# WTB: MkV GTI front and rear brake caliper carriers



## angrybunny (Apr 29, 2008)

I am looking for someone who is upgrading/has upgraded their MkV GTI brakes so I can purchace their factory GTI caliper carriers to upgrade my MkV Rabbit brakes. Looking for front and/or rear. 

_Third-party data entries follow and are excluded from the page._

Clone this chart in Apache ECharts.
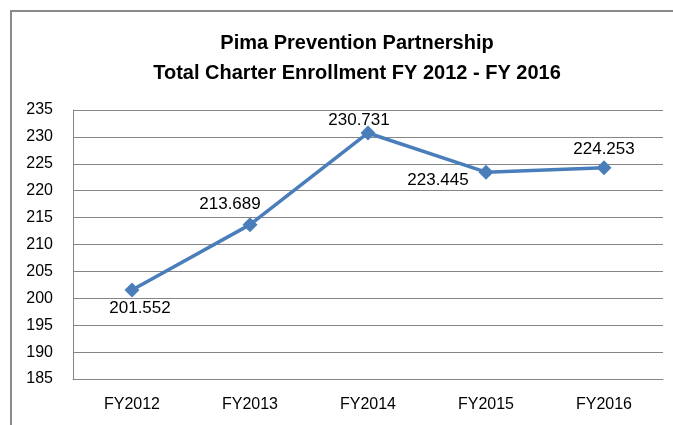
<!DOCTYPE html>
<html>
<head>
<meta charset="utf-8">
<script src="https://cdn.jsdelivr.net/npm/echarts@6/dist/echarts.min.js"></script>
<style>
  html, body { margin: 0; padding: 0; background: #fff; }
  #chart { width: 673px; height: 425px; }
</style>
</head>
<body>
<div id="chart"></div>
<script>
const years = ['FY2012', 'FY2013', 'FY2014', 'FY2015', 'FY2016']
const enrollment = [201.552, 213.689, 230.731, 223.445, 224.253]
// label shift from each point, as Excel placed them
const labelShift = [[8, 18], [-20, -20], [-9, -13], [-48, 8], [0, -19]]

const font = 'Liberation Sans, Arial, sans-serif'
const chart = echarts.init(document.getElementById('chart'))

chart.setOption({
  backgroundColor: '#fff',
  animation: false,
  title: {
    text: 'Pima Prevention Partnership\nTotal Charter Enrollment FY 2012 - FY 2016',
    left: 352,
    top: 23,
    textAlign: 'center',
    textStyle: {
      fontFamily: font,
      fontSize: 20,
      fontWeight: 'bold',
      color: '#000',
      lineHeight: 30
    }
  },
  graphic: [{
    type: 'rect',
    shape: { x: 11, y: 11, width: 700, height: 450 },
    style: { fill: 'none', stroke: '#898989', lineWidth: 2 },
    silent: true
  }],
  grid: { left: 73, right: 10, top: 110, bottom: 46 },
  xAxis: {
    type: 'category',
    data: years,
    boundaryGap: true,
    axisLine: { show: true, lineStyle: { color: '#868686' } },
    axisTick: { show: false },
    axisLabel: { fontFamily: font, fontSize: 16, color: '#000', margin: 18 }
  },
  yAxis: {
    type: 'value',
    min: 185,
    max: 235,
    interval: 5,
    axisLine: { show: true, lineStyle: { color: '#868686' } },
    axisTick: { show: false },
    splitLine: { lineStyle: { color: '#868686' } },
    axisLabel: { fontFamily: font, fontSize: 16, color: '#000', margin: 20 }
  },
  series: [{
    type: 'line',
    data: enrollment.map((v, i) => ({
      value: v,
      label: { offset: labelShift[i] }
    })),
    symbol: 'diamond',
    symbolSize: 15,
    lineStyle: { color: '#4a7ebb', width: 3.5 },
    itemStyle: { color: '#4a7ebb' },
    label: {
      show: true,
      position: 'inside',
      fontFamily: font,
      fontSize: 17,
      color: '#000',
      formatter: p => p.value.toFixed(3)
    }
  }]
})
</script>
</body>
</html>
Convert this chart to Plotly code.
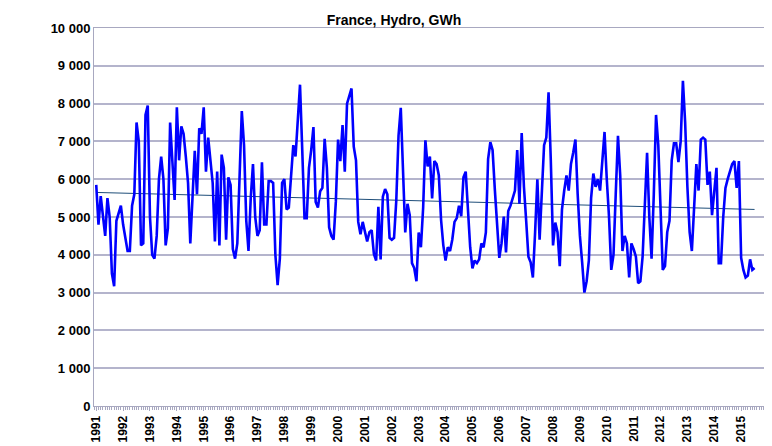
import numpy as np
import plotly.graph_objects as go

# France hydro production, GWh, monthly from Jan 1991
hydro_1991_1998 = [
    5850, 4800, 5550, 5100, 4500, 5500, 5000, 3500, 3170, 4900, 5100, 5300,
    4800, 4400, 4100, 4100, 5300, 5600, 7500, 7000, 4250, 4300, 7700, 7950,
    5000, 4000, 3900, 4500, 6000, 6600, 6000, 4250, 4700, 7500, 6400, 5450,
    7900, 6500, 7400, 7200, 6600, 5900, 4300, 5500, 6750, 5600, 7350, 7200,
    7900, 6200, 7100, 6500, 5900, 4350, 6200, 4250, 6650, 6300, 4400, 6050,
    5850, 4150, 3900, 4300, 6200, 7800, 6900, 4900, 4100, 5500, 6400, 5000,
    4500, 4650, 6450, 4800, 4800, 5950, 5950, 5900, 4000, 3200, 3900, 5900,
    6000, 5200, 5250, 6200, 6900, 6600, 7500, 8500,
]
hydro_1999_2007 = [
    6770, 4970, 4970, 6300, 6770, 7380, 5400, 5250, 5680, 5770, 7070, 6300,
    4730, 4500, 4400, 5400, 7050, 6480, 7430, 6200, 8000, 8200, 8400, 6860,
    6500, 4870, 4540, 4870, 4600, 4350, 4600, 4650, 4020, 3850, 5270, 3880,
    5540, 5740, 5600, 4450, 4400, 4450, 5440, 7150, 7890, 6300, 4590, 5350,
    5050, 3780, 3650, 3300, 4590, 4200, 5250, 7030, 6340, 6600, 5490, 6480,
    6400, 6100, 4920, 4250, 3850, 4200, 4100, 4400, 4870, 4970, 5300, 5020,
    6050, 6200, 5060, 4200, 3640, 3850, 3780, 3880, 4300, 4200, 4590, 6530,
    6980, 6770, 5730, 4780, 3920, 4300, 5010, 4060, 5160, 5300, 5500, 5700,
    6770, 5350, 7220,
]
hydro_2007_2015 = [
    5800, 4900, 3950, 3800, 3400, 4600, 6000, 4400, 5600, 6900, 7100, 8300,
    6500, 4250, 4850, 4600, 3700, 5200, 5700, 6100, 5700, 6400, 6700, 7050,
    5600, 4500, 3800, 3000, 3300, 3850, 5500, 6150, 5800, 6000, 5700, 6400,
    7250, 6000, 5000, 3600, 4000, 5600, 7150, 6100, 4100, 4500, 4300, 3400,
    4300, 4150, 3950, 3250, 3300, 3950, 5500, 6700, 5000, 3900, 5600, 7700,
    6900, 5000, 3600, 3700, 4600, 4900, 6500, 6950, 6950, 6450, 7000, 8600,
    7500, 5800, 4600, 4100, 5200, 6400, 5700, 7050, 7100, 7050, 5850, 6200,
    5050, 5800, 6300, 3780, 3780, 5000, 5770, 6000, 6200, 6400, 6480, 5770,
    6480, 3920, 3600, 3400, 3450, 3880, 3600, 3650,
]
hydro = np.array(hydro_1991_1998 + hydro_1999_2007 + hydro_2007_2015, dtype=float)
years = list(range(1991, 2016))

months = np.arange(len(hydro))
slope, intercept = np.polyfit(months, hydro, 1)
trend = slope * months + intercept

fig = go.Figure()
fig.add_trace(go.Scatter(x=months, y=trend, mode="lines",
                         line=dict(color="#1f4e79", width=1)))
fig.add_trace(go.Scatter(x=months, y=hydro, mode="lines",
                         line=dict(color="#0000ff", width=2.6)))

fig.update_layout(
    width=772, height=446,
    margin=dict(l=86, r=12, t=20, b=48),
    paper_bgcolor="white", plot_bgcolor="white",
    showlegend=False,
    separators=". ",
    font=dict(family="Liberation Sans, Arial", size=12, color="black"),
    title=dict(text="<b>France, Hydro, GWh</b>", x=0.5, xanchor="center",
               y=0.972, yanchor="middle", font=dict(size=14)),
)
fig.update_xaxes(
    range=[-1, 300],
    tickvals=[12 * i for i in range(len(years))],
    ticktext=[f"<b>{y}</b>" for y in years],
    tickangle=-90,
    tickfont=dict(size=12),
    showgrid=False, zeroline=False,
    showline=True, linecolor="#a8a8c0", linewidth=1, mirror=True,
    ticks="outside", ticklen=4, tickcolor="#a8a8c0",
    minor=dict(dtick=1, ticks="outside", ticklen=3, tickcolor="#a8a8c0"),
)
fig.update_yaxes(
    range=[0, 10000], dtick=1000, tickformat=",d",
    tickfont=dict(size=13),
    tickprefix="<b>", ticksuffix="</b>",
    showgrid=True, gridcolor="#b4b4cc", gridwidth=1.5, zeroline=False,
    showline=True, linecolor="#a8a8c0", linewidth=1, mirror=True,
)

fig.write_html("out.html")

I'm located in Milwaukee, WI, USA area. 
ECS Tuning is backordered and the dealer wants uber $$ for the carriers :banghead:


----------



## spitpilot (Feb 14, 2000)

Check out wrecking yards?....There are VW speciality yards around here that sell parts at about 50% off dealer price...if that doesn't work for ya..check out 1stVWparts...website that sells OEM parts at about 20% or so off VW list. BTW, you also need rear dust shields from GTI unless you wanna hacksaw your Rabbit parts...fronts work ok....Heads up..if you change rear dustshields as I did..you need a pair of rear axle bolts (stretch torqued (133 ft lb + 1/2 turn..you'll need a pipe cheater on your breaker bar for that last 1/2 turn)...caliper carrier bolts for rear are also stretch torqued..so buy 4 of those..about $2-3 at dealer (66ft lb + 1/4 turn). The axle bolts are 18mm triple square and the caliper bolts are 14mm (you need super short bit for these...rear suspension gets in the way..I also hit the tips of these behind dustshield with PB Blaster to help break 'em loose..if you use the little red tube that comes with the Blaster you can squirt right down onto the bolt tips and it soaks in and helps loosen 'em up..). Good luck!:thumbup:


----------



## angrybunny (Apr 29, 2008)

I'm a tech, so I have all the specialty tools needed. But thanks for the tips. The dust shields arent that expensive, so I was just gonna buy them anyways. I just cant see payin over $150 each for the caliper carrier brackets.


----------



## angrybunny (Apr 29, 2008)

bump :thumbup:


----------